Bagaimana kita memaknai ke-ESA-an dalam kalimat sila pertama ‘Ketuhanan Yang Maha Esa’? Juga kepala kalimat dalam amar putusan pengadilan: “Demi Keadilan Berdasarkan Ketuhanan yang Maha ESA.”
ESA dan EKA secara sederhana memang memiliki makna yang serupa, yakni SATU. Tetapi ada perbedaan besar di antara keduanya.
Pihak yang bersikukuh mengatakan bahwa ESA adalah SATU-SATUNYA, TUNGGAL, THE ONLY ONE adalah pihak yang menolak KeMaha-Esaan Tuhan itu sendiri. Tuhan yang hanya menjadi objek pikiran manusia, bukan sebagai diri-Nya sendiri.
Mereka adalah adalah pihak yang pongah dan semena-mena memaksakan pengertian Tuhan menurut kelompoknya sendiri kepada kelompok yang lebih besar. Mengingkari keberagaman, kemajemukan, pluralitas yang senyatanya telah ada di bumi Indonesia sejak semula. Jauh sebelum agama itu sendiri hadir sebagai pendatang baru di Nusantara. “Apakah elok pendatang mengusir pemilik rumah?”
Bahasa Sanskrit sangat gamblang membedakan antara ESA dan EKA. ESA adalah satu dalam arti kesatuan. ESA memiliki makna jamak. Sedangkan yang bermakna satu, tunggal, adalah EKA.
Dalam bahasa Kitab Suci pun hal ini sebenarnya juga sama. Kitab Suci juga memberikan perbedaan makna yang SATU itu dalam arti TUNGGAL dan JAMAK.
Kitab Suci membedakan antara ECHAD dan YAKHID (bhs. Ibrani). Posisi ini sama pengertiannya dengan kata AHAD dan WAHID (bhs. Arab).
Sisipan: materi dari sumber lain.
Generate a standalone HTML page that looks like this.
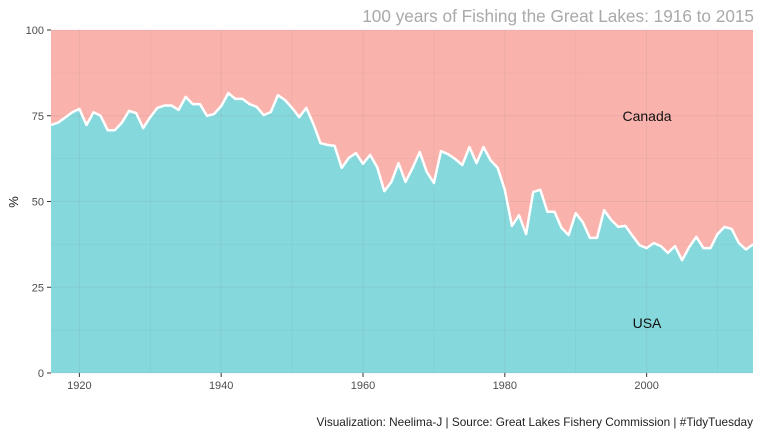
<!DOCTYPE html>
<html><head><meta charset="utf-8"><style>
body{margin:0;background:#fff;}
svg{display:block;font-family:"Liberation Sans",sans-serif;}
</style></head><body>
<svg id="chart" width="761" height="434" viewBox="0 0 761 434">
<text x="754" y="22" text-anchor="end" font-size="17.2" fill="#a9a9a9">100 years of Fishing the Great Lakes: 1916 to 2015</text>
<text x="753" y="426" text-anchor="end" font-size="11.8" fill="#222">Visualization: Neelima-J | Source: Great Lakes Fishery Commission | #TidyTuesday</text>
<text transform="translate(18,202) rotate(-90)" text-anchor="middle" font-size="13" fill="#222">%</text>
<g id="plot"></g>
</svg>
<script>
const years=[];for(let y=1916;y<=2015;y++)years.push(y);
const usa=[72.3,73,74.5,76,77,72.3,76,75,70.8,70.8,73,76.4,75.8,71.4,74.6,77.3,78,78,76.7,80.5,78.4,78.4,75,75.5,77.8,81.6,79.9,79.9,78.4,77.6,75.2,76.1,81,79.6,77.3,74.6,77.3,72.6,67,66.5,66.2,59.8,62.7,64.1,61,63.6,60,53,55.7,61.2,55.7,59.8,64.4,58.6,55.4,64.7,63.8,62.4,60.6,65.9,61.2,65.9,62,59.8,53.4,42.9,46,40.5,52.8,53.4,47,47,42.3,40.2,46.6,44,39.4,39.4,47.5,44.6,42.6,42.9,40,37.3,36.4,37.9,37,35,37,32.9,36.7,39.7,36.4,36.4,40.5,42.6,42,37.9,36,37.5,36.6];
const yTicks=[0,25,50,75,100];
const xTicks=[1920,1940,1960,1980,2000];
const L=51,R=753,T=30,B=373;
const x=v=>L+(v-1916)/(2015-1916)*(R-L);
const y=v=>B-v/100*(B-T);
const NS="http://www.w3.org/2000/svg";
const g=document.getElementById('plot');
function mk(t,a){const e=document.createElementNS(NS,t);for(const k in a)e.setAttribute(k,a[k]);g.appendChild(e);return e;}
let bg=mk('rect',{x:L,y:T,width:R-L,height:B-T,fill:'#fab2ad'});


let pts=years.map((yr,i)=>x(yr).toFixed(1)+','+y(usa[i]).toFixed(1));
let area=mk('path',{d:'M'+x(1916)+','+B+' L'+pts.join(' L')+' L'+x(2015)+','+B+'Z',fill:'#85d8db'});


for(let v=0;v<=100;v+=12.5){let l=mk('line',{x1:L,x2:R,y1:y(v),y2:y(v),stroke:'rgba(120,120,120,0.12)','stroke-width':v%25==0?1:0.6});

}
for(let v=1920;v<=2010;v+=10){let l=mk('line',{x1:x(v),x2:x(v),y1:T,y2:B,stroke:'rgba(120,120,120,0.12)','stroke-width':v%20==0?1:0.6});

}
let line=mk('polyline',{points:pts.join(' '),fill:'none',stroke:'#fff','stroke-width':2.5,'stroke-linejoin':'round'});


yTicks.forEach(v=>{let t=mk('line',{x1:L-4,x2:L,y1:y(v),y2:y(v),stroke:'#333'});


let tx=mk('text',{x:L-7,y:y(v)+4,'text-anchor':'end','font-size':11,fill:'#4d4d4d'});tx.textContent=v;

});
xTicks.forEach(v=>{let t=mk('line',{x1:x(v),x2:x(v),y1:B,y2:B+4,stroke:'#333'});


let tx=mk('text',{x:x(v),y:B+16,'text-anchor':'middle','font-size':11,fill:'#4d4d4d'});tx.textContent=v;

});
let c=mk('text',{x:647,y:121,'text-anchor':'middle','font-size':14,fill:'#111'});c.textContent='Canada';


let u=mk('text',{x:647,y:328,'text-anchor':'middle','font-size':14,fill:'#111'});u.textContent='USA';


</script>
</body></html>
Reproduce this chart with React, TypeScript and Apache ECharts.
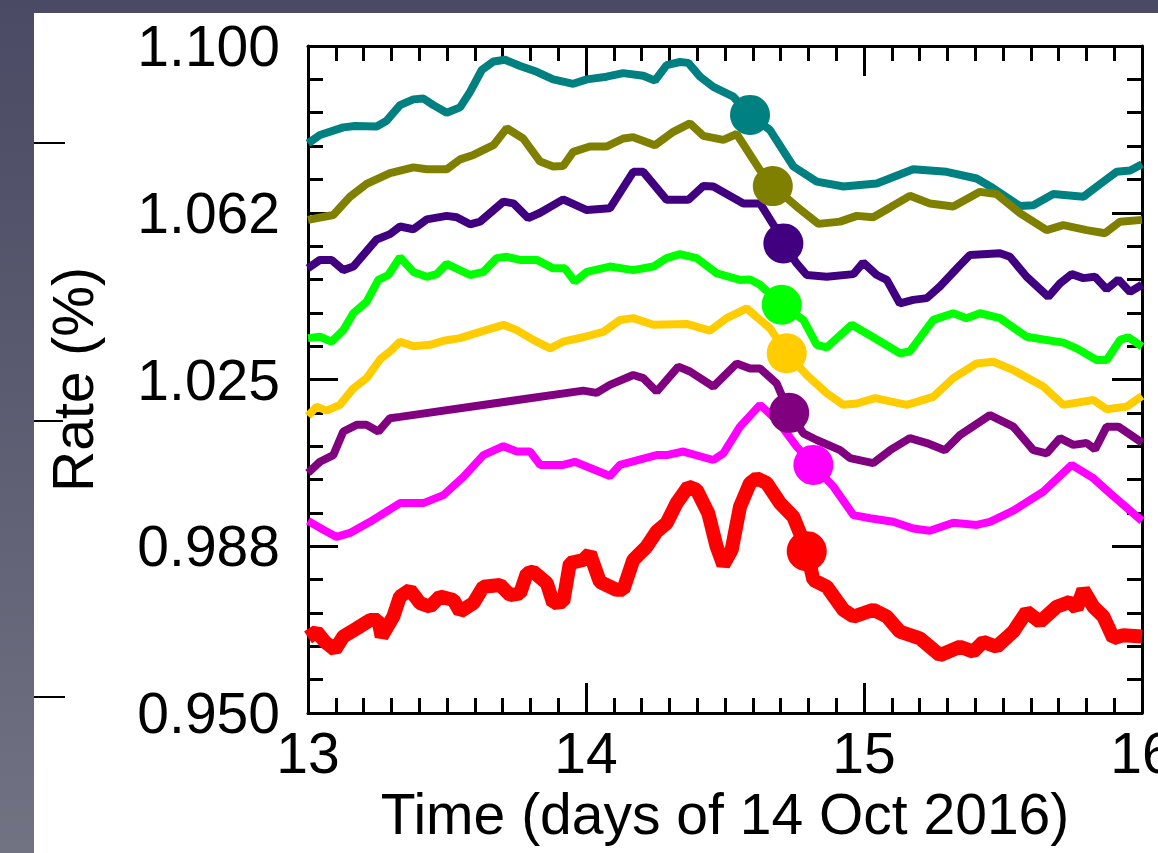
import { useEffect, useRef } from "react";
import * as echarts from "echarts";

type Pt = [number, number];

// Axis tick labels
const xTickLabels = ["13", "14", "15", "16"];
const yTickLabels = ["0.950", "0.988", "1.025", "1.062", "1.100"];

// Rate series (day, rate %)
const teal: Pt[] = [
  [13.0, 1.0781], [13.043, 1.08], [13.127, 1.0817], [13.169, 1.082], [13.247, 1.0819], [13.283, 1.0832],
  [13.331, 1.0867], [13.379, 1.088], [13.415, 1.0882], [13.451, 1.0867], [13.499, 1.085], [13.547, 1.0862],
  [13.583, 1.0897], [13.625, 1.0946], [13.667, 1.0965], [13.709, 1.0969], [13.763, 1.0955], [13.823, 1.0942],
  [13.882, 1.0925], [13.954, 1.0915], [14.003, 1.0925], [14.074, 1.0931], [14.134, 1.0939], [14.206, 1.0933],
  [14.248, 1.0922], [14.29, 1.0957], [14.338, 1.0964], [14.368, 1.0962], [14.41, 1.0931], [14.458, 1.0908],
  [14.53, 1.0886], [14.59, 1.0845], [14.662, 1.0811], [14.746, 1.0729], [14.83, 1.0695], [14.926, 1.0684],
  [15.046, 1.0691], [15.177, 1.0723], [15.297, 1.0717], [15.405, 1.0702], [15.465, 1.068], [15.561, 1.064],
  [15.609, 1.0642], [15.681, 1.0667], [15.789, 1.0661], [15.861, 1.0695], [15.909, 1.0717], [15.957, 1.072],
  [16.0, 1.0734],
];

const olive: Pt[] = [
  [13.0, 1.0609], [13.091, 1.062], [13.151, 1.0661], [13.211, 1.069], [13.295, 1.0714], [13.379, 1.0727],
  [13.427, 1.0723], [13.499, 1.0723], [13.547, 1.0745], [13.595, 1.0755], [13.667, 1.0777], [13.715, 1.0815],
  [13.774, 1.0792], [13.835, 1.074], [13.882, 1.0729], [13.918, 1.073], [13.954, 1.0762], [14.014, 1.0774],
  [14.074, 1.0774], [14.134, 1.0792], [14.17, 1.0795], [14.248, 1.0777], [14.314, 1.0807], [14.374, 1.0826],
  [14.422, 1.0798], [14.494, 1.0789], [14.542, 1.0802], [14.626, 1.0721], [14.672, 1.0685], [14.758, 1.0639],
  [14.836, 1.06], [14.914, 1.0605], [14.974, 1.0618], [15.033, 1.0615], [15.094, 1.0637], [15.165, 1.0663],
  [15.237, 1.0646], [15.321, 1.0639], [15.417, 1.0672], [15.477, 1.0667], [15.561, 1.0624], [15.657, 1.0586],
  [15.717, 1.0597], [15.801, 1.0586], [15.867, 1.0579], [15.921, 1.0605], [16.0, 1.0609],
];

const indigo: Pt[] = [
  [13.0, 1.05], [13.043, 1.0519], [13.085, 1.0519], [13.127, 1.0496], [13.163, 1.0504], [13.247, 1.0565],
  [13.295, 1.0577], [13.331, 1.0594], [13.379, 1.0588], [13.427, 1.061], [13.499, 1.0618], [13.535, 1.0615],
  [13.583, 1.0599], [13.619, 1.0605], [13.703, 1.065], [13.739, 1.0646], [13.792, 1.0613], [13.835, 1.0625],
  [13.918, 1.0655], [14.003, 1.0631], [14.086, 1.0635], [14.17, 1.0717], [14.206, 1.0717], [14.29, 1.0654],
  [14.368, 1.0654], [14.422, 1.0685], [14.458, 1.0684], [14.566, 1.0646], [14.626, 1.0646], [14.686, 1.0586],
  [14.71, 1.0556], [14.758, 1.0511], [14.794, 1.0485], [14.866, 1.0481], [14.962, 1.0487], [14.997, 1.0513],
  [15.046, 1.0485], [15.082, 1.0474], [15.129, 1.0421], [15.177, 1.0429], [15.226, 1.0433], [15.273, 1.0459],
  [15.345, 1.0507], [15.381, 1.053], [15.489, 1.0534], [15.525, 1.0526], [15.585, 1.0481], [15.663, 1.0436],
  [15.705, 1.0466], [15.747, 1.0487], [15.789, 1.0478], [15.831, 1.0481], [15.873, 1.0453], [15.915, 1.0475],
  [15.957, 1.0447], [16.0, 1.0463],
];

const green: Pt[] = [
  [13.0, 1.0343], [13.043, 1.0346], [13.085, 1.0335], [13.127, 1.0361], [13.163, 1.0399], [13.211, 1.0425],
  [13.253, 1.0474], [13.289, 1.0485], [13.331, 1.0525], [13.379, 1.0492], [13.427, 1.0481], [13.463, 1.0487],
  [13.499, 1.051], [13.583, 1.0485], [13.631, 1.0492], [13.679, 1.0523], [13.715, 1.0526], [13.763, 1.0519],
  [13.823, 1.0519], [13.882, 1.05], [13.924, 1.05], [13.96, 1.047], [14.003, 1.0492], [14.086, 1.0504],
  [14.17, 1.0496], [14.242, 1.0504], [14.29, 1.0523], [14.338, 1.0532], [14.398, 1.0523], [14.47, 1.0489],
  [14.554, 1.0474], [14.59, 1.0475], [14.626, 1.0463], [14.704, 1.0418], [14.782, 1.0384], [14.83, 1.0328],
  [14.866, 1.0322], [14.956, 1.0373], [15.033, 1.0345], [15.129, 1.0309], [15.165, 1.0313], [15.249, 1.0384],
  [15.321, 1.0399], [15.369, 1.0388], [15.417, 1.0399], [15.489, 1.0388], [15.585, 1.0346], [15.645, 1.034],
  [15.717, 1.0333], [15.765, 1.032], [15.837, 1.0294], [15.873, 1.0294], [15.921, 1.0339], [15.951, 1.0345],
  [16.0, 1.0324],
];

const gold: Pt[] = [
  [13.0, 1.0168], [13.031, 1.0189], [13.067, 1.018], [13.115, 1.0193], [13.163, 1.023], [13.211, 1.0253],
  [13.259, 1.0295], [13.295, 1.0313], [13.331, 1.0335], [13.379, 1.0325], [13.439, 1.0328], [13.487, 1.0337],
  [13.547, 1.0343], [13.619, 1.0357], [13.703, 1.0373], [13.751, 1.0361], [13.81, 1.0339], [13.871, 1.032],
  [13.918, 1.0335], [13.99, 1.0345], [14.062, 1.0357], [14.122, 1.0384], [14.17, 1.0388], [14.242, 1.0373],
  [14.362, 1.0375], [14.446, 1.036], [14.506, 1.0388], [14.578, 1.041], [14.662, 1.0365], [14.722, 1.0309],
  [14.794, 1.026], [14.866, 1.0219], [14.926, 1.0193], [14.974, 1.0196], [15.04, 1.0208], [15.154, 1.0193],
  [15.249, 1.0211], [15.321, 1.0253], [15.405, 1.0286], [15.465, 1.029], [15.537, 1.0271], [15.645, 1.0234],
  [15.717, 1.0193], [15.825, 1.0204], [15.873, 1.0183], [15.945, 1.0189], [16.0, 1.0213],
];

const purple: Pt[] = [
  [13.0, 1.004], [13.043, 1.0065], [13.091, 1.008], [13.127, 1.0133], [13.175, 1.0148], [13.211, 1.0148],
  [13.253, 1.0133], [13.295, 1.0163], [13.331, 1.0166], [13.99, 1.0225], [14.038, 1.022], [14.086, 1.0238],
  [14.17, 1.026], [14.206, 1.0253], [14.254, 1.0223], [14.332, 1.0279], [14.374, 1.0268], [14.458, 1.0234],
  [14.542, 1.0286], [14.59, 1.0275], [14.626, 1.0275], [14.686, 1.0241], [14.731, 1.0175], [14.782, 1.0129],
  [14.83, 1.0114], [14.914, 1.0091], [14.95, 1.0073], [15.033, 1.0062], [15.094, 1.0091], [15.165, 1.0118],
  [15.226, 1.0107], [15.291, 1.0091], [15.345, 1.0125], [15.453, 1.017], [15.537, 1.0144], [15.609, 1.0091],
  [15.657, 1.0084], [15.705, 1.0118], [15.753, 1.0103], [15.801, 1.0107], [15.831, 1.0093], [15.873, 1.0144],
  [15.915, 1.0144], [16.0, 1.0108],
];

const magenta: Pt[] = [
  [13.0, 0.9932], [13.055, 0.9912], [13.103, 0.9896], [13.151, 0.9905], [13.223, 0.993], [13.331, 0.9972],
  [13.415, 0.9972], [13.487, 0.999], [13.559, 1.0031], [13.631, 1.008], [13.703, 1.01], [13.751, 1.0088],
  [13.799, 1.0088], [13.835, 1.0058], [13.918, 1.0058], [13.96, 1.0065], [14.086, 1.0033], [14.122, 1.0058],
  [14.254, 1.008], [14.29, 1.008], [14.35, 1.0088], [14.458, 1.0069], [14.494, 1.0084], [14.554, 1.0144],
  [14.626, 1.0193], [14.686, 1.0159], [14.758, 1.0099], [14.818, 1.0058], [14.89, 1.0009], [14.962, 0.9945],
  [15.022, 0.9938], [15.105, 0.993], [15.177, 0.9915], [15.237, 0.991], [15.321, 0.9928], [15.405, 0.9923],
  [15.453, 0.993], [15.537, 0.9955], [15.645, 0.9998], [15.747, 1.0058], [15.825, 1.0028], [15.885, 0.9994],
  [16.0, 0.9932],
];

const red: Pt[] = [
  [13.0, 0.967], [13.031, 0.9683], [13.061, 0.966], [13.097, 0.9642], [13.127, 0.9672], [13.175, 0.969],
  [13.223, 0.9709], [13.253, 0.9709], [13.265, 0.9672], [13.307, 0.9717], [13.331, 0.9762], [13.367, 0.9777],
  [13.403, 0.9747], [13.439, 0.9739], [13.475, 0.9762], [13.523, 0.9754], [13.547, 0.9728], [13.595, 0.9747],
  [13.631, 0.9784], [13.691, 0.9788], [13.727, 0.9765], [13.763, 0.9769], [13.787, 0.9814], [13.81, 0.9818],
  [13.859, 0.9792], [13.882, 0.9747], [13.918, 0.975], [13.942, 0.9837], [13.99, 0.9844], [14.014, 0.9859],
  [14.026, 0.9837], [14.05, 0.9795], [14.11, 0.9777], [14.134, 0.9777], [14.17, 0.9844], [14.218, 0.9874],
  [14.254, 0.9908], [14.29, 0.9927], [14.326, 0.9972], [14.368, 1.0009], [14.398, 1.0002], [14.44, 0.9949],
  [14.47, 0.9874], [14.494, 0.9833], [14.524, 0.9867], [14.554, 0.9964], [14.59, 1.0017], [14.614, 1.0028],
  [14.65, 1.0017], [14.698, 0.9972], [14.746, 0.9941], [14.77, 0.9904], [14.794, 0.9864], [14.818, 0.9799],
  [14.866, 0.9784], [14.926, 0.9732], [14.962, 0.9717], [15.033, 0.9732], [15.082, 0.9717], [15.129, 0.9683],
  [15.201, 0.9668], [15.273, 0.963], [15.345, 0.9649], [15.393, 0.9638], [15.429, 0.966], [15.477, 0.9649],
  [15.537, 0.9683], [15.585, 0.9728], [15.633, 0.9705], [15.693, 0.9739], [15.741, 0.975], [15.765, 0.9735],
  [15.789, 0.9777], [15.825, 0.9739], [15.861, 0.9717], [15.897, 0.9668], [15.933, 0.9675], [16.0, 0.9672],
];

const seriesData: Pt[][] = [teal, olive, indigo, green, gold, purple, magenta, red];
const seriesColors = ["#008080", "#808000", "#400080", "#00ff00", "#ffcc00", "#800080", "#ff00ff", "#ff0000"];

// Highlighted point on each curve
const markers: Pt[] = [
  [14.59, 1.0845], [14.672, 1.0685], [14.71, 1.0556], [14.704, 1.0418],
  [14.722, 1.0309], [14.731, 1.0175], [14.818, 1.0058], [14.794, 0.9864],
];

const FONT = "'Liberation Sans', Arial, Helvetica, sans-serif";

export default function App() {
  const ref = useRef<HTMLDivElement>(null);

  useEffect(() => {
    if (!ref.current) return;
    const chart = echarts.init(ref.current, undefined, { renderer: "svg" });

    const frame = { show: true, onZero: false, lineStyle: { color: "#000", width: 3 } };
    const tick = { show: true, inside: true, length: 30, lineStyle: { color: "#000", width: 3 } };
    const label = { color: "#000", fontSize: 57, fontFamily: FONT };

    const xBase = {
      type: "value" as const,
      min: 13,
      max: 16,
      interval: 1,
      axisLine: frame,
      axisTick: tick,
      minorTick: { show: true, splitNumber: 10, length: 15, lineStyle: { color: "#000", width: 3 } },
      splitLine: { show: false },
      minorSplitLine: { show: false },
    };
    const yBase = {
      type: "value" as const,
      min: 0.95,
      max: 1.1,
      interval: 0.0375,
      axisLine: frame,
      axisTick: tick,
      minorTick: { show: true, splitNumber: 5, length: 15, lineStyle: { color: "#000", width: 3 } },
      splitLine: { show: false },
      minorSplitLine: { show: false },
    };

    const lineSeries = seriesData.map((d, i) => ({
      type: "line" as const,
      data: d,
      showSymbol: false,
      symbol: "none",
      clip: true,
      z: 2,
      lineStyle: { color: seriesColors[i], width: i === 7 ? 14 : 8 },
    }));
    const markerSeries = markers.map((m, i) => ({
      type: "scatter" as const,
      data: [m],
      symbol: "circle",
      symbolSize: 40,
      z: 3,
      itemStyle: { color: seriesColors[i], opacity: 1 },
    }));

    chart.setOption({
      animation: false,
      grid: {
        left: 308,
        top: 46,
        width: 834,
        height: 667,
        containLabel: false,
        outerBoundsMode: "none",
      },
      xAxis: [
        {
          ...xBase,
          position: "bottom",
          axisLabel: {
            ...label,
            margin: 11,
            formatter: (v: number) => xTickLabels[Math.round(v - 13)] ?? "",
          },
          name: "Time (days of 14 Oct 2016)",
          nameLocation: "middle",
          nameGap: 70,
          nameTextStyle: label,
        },
        { ...xBase, position: "top", axisLabel: { show: false } },
      ],
      yAxis: [
        {
          ...yBase,
          position: "left",
          axisLabel: {
            ...label,
            margin: 28,
            formatter: (v: number) => yTickLabels[Math.round((v - 0.95) / 0.0375)] ?? "",
          },
          name: "Rate (%)",
          nameLocation: "middle",
          nameRotate: 90,
          nameGap: 207,
          nameTextStyle: label,
        },
        { ...yBase, position: "right", axisLabel: { show: false } },
      ],
      graphic: [
        { type: "line", shape: { x1: 34, y1: 143, x2: 65, y2: 143 }, style: { stroke: "#000", lineWidth: 2 } },
        { type: "line", shape: { x1: 34, y1: 421, x2: 63, y2: 421 }, style: { stroke: "#000", lineWidth: 2 } },
        { type: "line", shape: { x1: 34, y1: 697, x2: 65, y2: 697 }, style: { stroke: "#000", lineWidth: 2 } },
      ],
      series: [...lineSeries, ...markerSeries],
    });

    return () => chart.dispose();
  }, []);

  return (
    <div
      style={{
        position: "fixed",
        left: 0,
        top: 0,
        width: 1158,
        height: 853,
        overflow: "hidden",
        background: "linear-gradient(180deg, #4a4a64 0%, #5a5b70 45%, #717282 100%)",
      }}
    >
      <div style={{ position: "absolute", left: 34, top: 13, right: 0, bottom: 0, background: "#fff" }} />
      <div ref={ref} style={{ position: "absolute", left: 0, top: 0, width: 1158, height: 853 }} />
    </div>
  );
}
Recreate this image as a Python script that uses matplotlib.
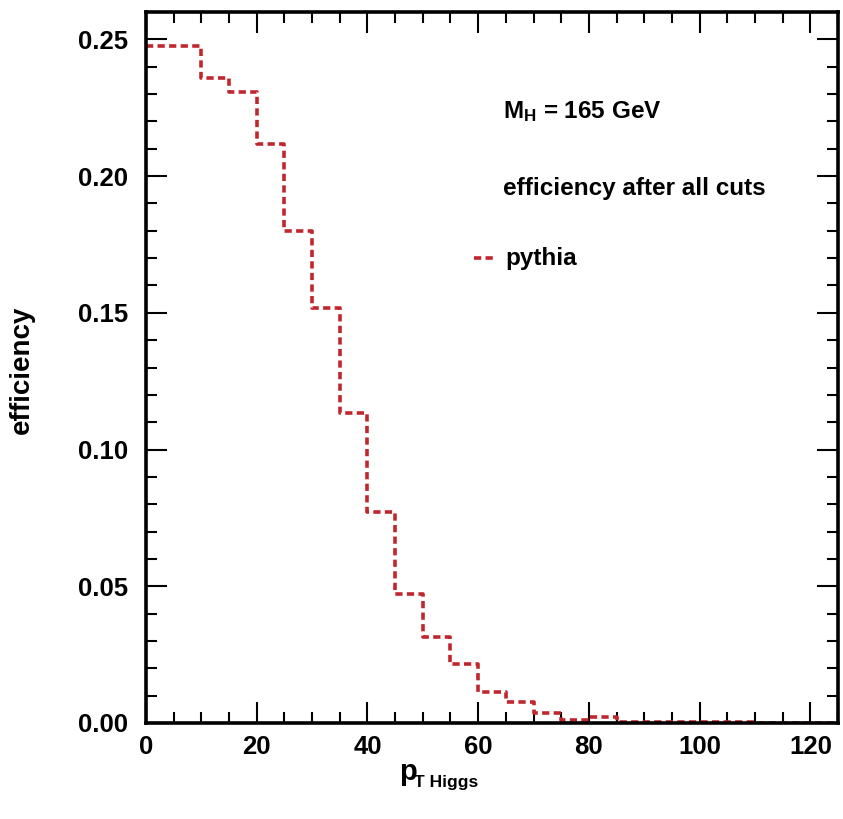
import numpy as np
import matplotlib
matplotlib.use("Agg")
import matplotlib.pyplot as plt
from matplotlib.ticker import MultipleLocator, FormatStrFormatter

# bin edges of the pT Higgs histogram (GeV) and efficiency per bin
bin_edges = np.arange(0, 130, 5)
efficiency = [0.2477, 0.2477, 0.236, 0.2308, 0.2118, 0.180, 0.1518, 0.1135,
              0.077, 0.047, 0.0314, 0.0215, 0.0112, 0.0075, 0.0035, 0.0012,
              0.0022, 0.0004, 0.0004, 0.0003, 0.0002, 0.0002, 0.0001, 0.0001,
              0.0001]

line_color = "#c0262c"

plt.rcParams['font.family'] = ['Liberation Sans', 'DejaVu Sans']
plt.rcParams['font.weight'] = 'bold'
plt.rcParams['mathtext.fontset'] = 'custom'
plt.rcParams['mathtext.rm'] = 'Liberation Sans:bold'
plt.rcParams['mathtext.bf'] = 'Liberation Sans:bold'
plt.rcParams['mathtext.it'] = 'Liberation Sans:bold'

fig = plt.figure(figsize=(8.43, 8.19), dpi=100)
ax = fig.add_axes([146 / 843, 1 - 723 / 819, (838 - 146) / 843, (723 - 12) / 819])

y_step = np.append(efficiency, efficiency[-1])
ax.step(bin_edges, y_step, where='post', color=line_color, lw=2.6,
        dashes=(2.0, 1.2))

ax.set_xlim(0, 125)
ax.set_ylim(0, 0.26)
ax.xaxis.set_major_locator(MultipleLocator(20))
ax.xaxis.set_minor_locator(MultipleLocator(5))
ax.yaxis.set_major_locator(MultipleLocator(0.05))
ax.yaxis.set_minor_locator(MultipleLocator(0.01))
ax.yaxis.set_major_formatter(FormatStrFormatter('%.2f'))

for s in ax.spines.values():
    s.set_linewidth(2.6)
ax.tick_params(which='both', direction='in', top=True, right=True,
               width=1.5, labelsize=18.5)
ax.tick_params(which='major', length=15)
ax.tick_params(which='minor', length=8)
ax.tick_params(axis='x', pad=9)
ax.tick_params(axis='y', pad=13)
for lbl in ax.get_xticklabels() + ax.get_yticklabels():
    lbl.set_fontweight('bold')

# axis titles
fig.text(22 / 843, 1 - 370 / 819, "efficiency", rotation=90, fontsize=20,
         fontweight='bold', ha='center', va='center')
fig.text(399 / 843, 1 - 772 / 819, "p", fontsize=21,
         fontweight='bold', ha='left', va='center')
fig.text(414 / 843, 1 - 782 / 819, "T Higgs", fontsize=12.5,
         fontweight='bold', ha='left', va='center')

# annotations
fig.text(503 / 843, 1 - 112 / 819, r"M$_{\mathrm{H}}$ = 165 GeV", fontsize=17.5,
         fontweight='bold', ha='left', va='center')
fig.text(503 / 843, 1 - 188 / 819, "efficiency after all cuts", fontsize=17.5,
         fontweight='bold', ha='left', va='center')
fig.text(505 / 843, 1 - 258 / 819, "pythia", fontsize=17.5,
         fontweight='bold', ha='left', va='center')
fig.add_artist(plt.Line2D([474 / 843, 497 / 843], [1 - 258 / 819, 1 - 258 / 819],
                          color=line_color, lw=2.6, dashes=(2.0, 1.2)))

fig.savefig("out.png", dpi=100)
ECHAD (AHAD) adalah kesatuan dari yang jamak. Ia berarti "esa", "pertama", "satu", yaitu kesatuan yang kompleks, bukan kesatuan yang absolut.
Istilah YAKHID (WAHID)-lah yang berarti "satu-satunya" (tunggal), "satu yang absolut" (hanya).
Maka, siapapun yang mencoba membelokkan makan kata ESA sesuai dengan kehendaknya sendiri, maka jelas merekalah yang sebenarnya musuh dari NKRI.